For the chosen marginal conditions and the assumption that the costs for installation of standard windows equal the share of maintenance cost, the annuity amounts to 5.19 € per square meter modernised surface. For the lower margin of the share of maintenance-related costs (330 €/m², see above) the annuity amounts to 0.07 € per square meter. The annuity shows the amount by which the annual costs for energy and investment is reduced in comparison to the state without implemented modernisation measure.

Method c) “Amortisation period”

For the chosen marginal conditions and the assumption that the costs for installation of standard windows equal the share of maintenance cost, the amortisation period amounts to 8.44 years. For the lower margin of the share of maintenance-related costs (330 €/m², see above) the amortisation period amounts to 24.76 years.
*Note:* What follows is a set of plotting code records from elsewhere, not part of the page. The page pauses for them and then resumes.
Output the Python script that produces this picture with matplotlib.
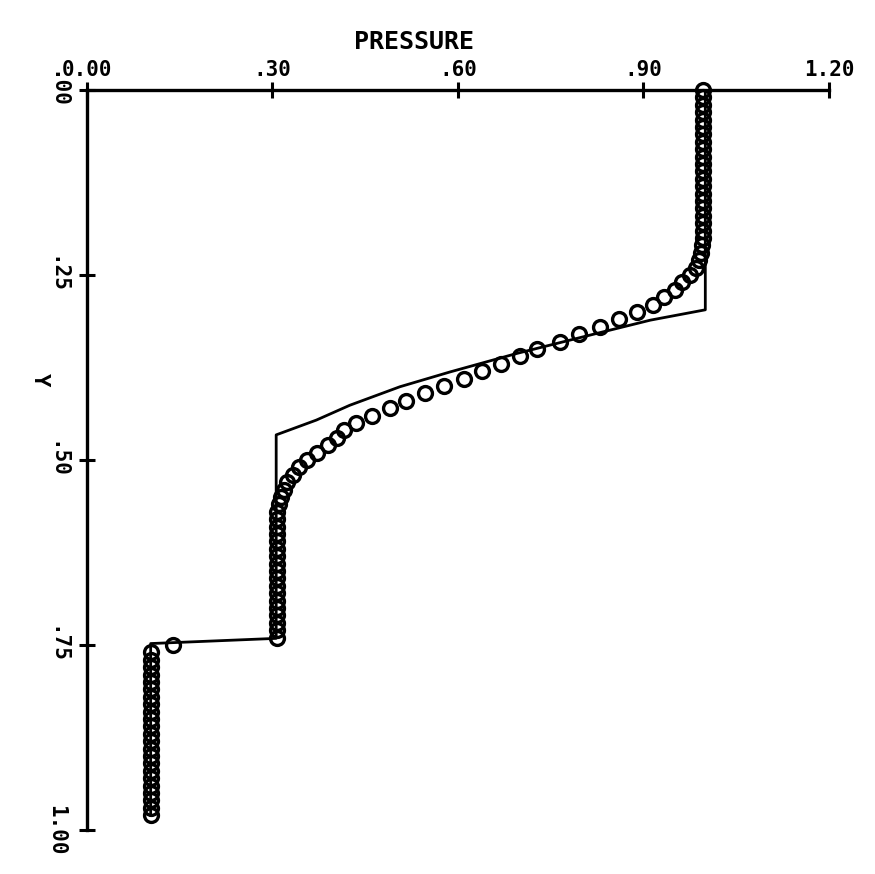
import matplotlib
matplotlib.use("Agg")
import matplotlib.pyplot as plt

# --- axis ticks ---
x_ticks = [0.0, 0.3, 0.6, 0.9, 1.2]
x_tick_labels = ["0.00", ".30", ".60", ".90", "1.20"]
y_ticks = [0.0, 0.25, 0.5, 0.75, 1.0]
y_tick_labels = [".00", ".25", ".50", ".75", "1.00"]

# --- exact solution (solid line) ---
exact_y = [0.000, 0.297, 0.311, 0.329, 0.356, 0.381, 0.401, 0.426, 0.446,
           0.466, 0.741, 0.748, 0.980]
exact_p = [1.000, 1.000, 0.911, 0.824, 0.695, 0.587, 0.506, 0.425, 0.371,
           0.306, 0.306, 0.103, 0.103]

# --- computed solution (circles) ---
calc_y = [0.00, 0.01, 0.02, 0.03, 0.04, 0.05, 0.06, 0.07, 0.08, 0.09,
          0.10, 0.11, 0.12, 0.13, 0.14, 0.15, 0.16, 0.17, 0.18, 0.19,
          0.20, 0.21, 0.22, 0.23, 0.24, 0.25, 0.26, 0.27, 0.28, 0.29,
          0.30, 0.31, 0.32, 0.33, 0.34, 0.35, 0.36, 0.37, 0.38, 0.39,
          0.40, 0.41, 0.42, 0.43, 0.44, 0.45, 0.46, 0.47, 0.48, 0.49,
          0.50, 0.51, 0.52, 0.53, 0.54, 0.55, 0.56, 0.57, 0.58, 0.59,
          0.60, 0.61, 0.62, 0.63, 0.64, 0.65, 0.66, 0.67, 0.68, 0.69,
          0.70, 0.71, 0.72, 0.73, 0.74, 0.75, 0.76, 0.77, 0.78, 0.79,
          0.80, 0.81, 0.82, 0.83, 0.84, 0.85, 0.86, 0.87, 0.88, 0.89,
          0.90, 0.91, 0.92, 0.93, 0.94, 0.95, 0.96, 0.97, 0.98]
calc_p = [0.997, 0.997, 0.997, 0.997, 0.997, 0.997, 0.997, 0.997, 0.997, 0.997,
          0.997, 0.997, 0.997, 0.997, 0.997, 0.997, 0.997, 0.997, 0.997, 0.997,
          0.996, 0.995, 0.993, 0.990, 0.985, 0.975, 0.963, 0.951, 0.933, 0.915,
          0.890, 0.860, 0.830, 0.796, 0.765, 0.728, 0.700, 0.670, 0.639, 0.610,
          0.578, 0.547, 0.516, 0.490, 0.461, 0.435, 0.415, 0.405, 0.389, 0.372,
          0.356, 0.343, 0.334, 0.324, 0.318, 0.313, 0.310, 0.308, 0.307, 0.307,
          0.307, 0.307, 0.307, 0.307, 0.307, 0.307, 0.307, 0.307, 0.307, 0.307,
          0.307, 0.307, 0.307, 0.307, 0.307, 0.139, 0.103, 0.103, 0.103, 0.103,
          0.103, 0.103, 0.103, 0.103, 0.103, 0.103, 0.103, 0.103, 0.103, 0.103,
          0.103, 0.103, 0.103, 0.103, 0.103, 0.103, 0.103, 0.103, 0.103]

plt.rcParams["font.family"] = ["DejaVu Sans Mono"]
plt.rcParams["font.weight"] = "bold"

fig = plt.figure(figsize=(8.75, 8.74), dpi=100)
ax = fig.add_axes([0.0994, 0.0503, 0.848, 0.8467])

ax.plot(exact_p, exact_y, color="black", lw=2.0, zorder=2)
ax.plot(calc_p, calc_y, linestyle="none", marker="o", ms=10.0,
        mfc="none", mec="black", mew=2.4, zorder=3, clip_on=False)

ax.set_xlim(0.0, 1.2)
ax.set_ylim(1.0, 0.0)

for side in ("right", "bottom"):
    ax.spines[side].set_visible(False)
for side in ("top", "left"):
    ax.spines[side].set_linewidth(2.4)

ax.xaxis.tick_top()
ax.set_xticks(x_ticks)
ax.set_xticklabels(x_tick_labels)
ax.set_yticks(y_ticks)
ax.set_yticklabels(y_tick_labels, rotation=270, va="center")

ax.tick_params(axis="x", direction="inout", length=12, width=2.2,
               pad=1, labelsize=15)
ax.tick_params(axis="y", direction="inout", length=12, width=2.2,
               pad=9, labelsize=15)

ax.text(0.529, -0.065, "PRESSURE", fontsize=18, ha="center", va="center",
        clip_on=False)
ax.text(-0.076, 0.392, "Y", fontsize=16, rotation=270, ha="center",
        va="center", clip_on=False)

fig.savefig("out.png", dpi=100)
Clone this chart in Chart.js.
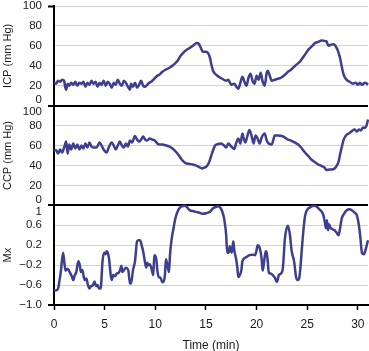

If the amortisation period of a constructive modernisation measure does not exceed 25 years, cost effective is generally assumed.

### Example 3: Heat supply by direct electric heating system

Installation of (in relation to EnEV-conform quality) advanced windows with low-E triple-pane glazing and “warm edge” of the glazing.

• U-value before modernisation: 2.7 W/(m²·K)
• U-value after modernisation: 1.0 W/(m²·K)

Specific boundary conditions for example 3:

• Energy carrier: electricity from public grid
• Gross current energy price (“Aktueller Energiepreis brutto“): 26 ct/kWh
• Expenditure factor of heating system (“endenergiebezogene Aufwandszahl der Heizung“; demand of delivered energy per unit of useful heating energy): 1.02

Source: BBSR [Screenshot Berechnungstool]

### Conclusion example 3

In example 3 with investment costs of about 465 €/m² for every share assigned to repair / reconditioning cost effectiveness is achieved.

Per square meter modernised windows energy savings amount to 91 kWh per year of delivered energy (here: electricity from the grid) in comparison with the initial state (cell C 24) The installation of standard windows results in 10 kWh (cell 25) less energy savings. It should be kept in mind that the energy is significantly more expensive compared to the other examples.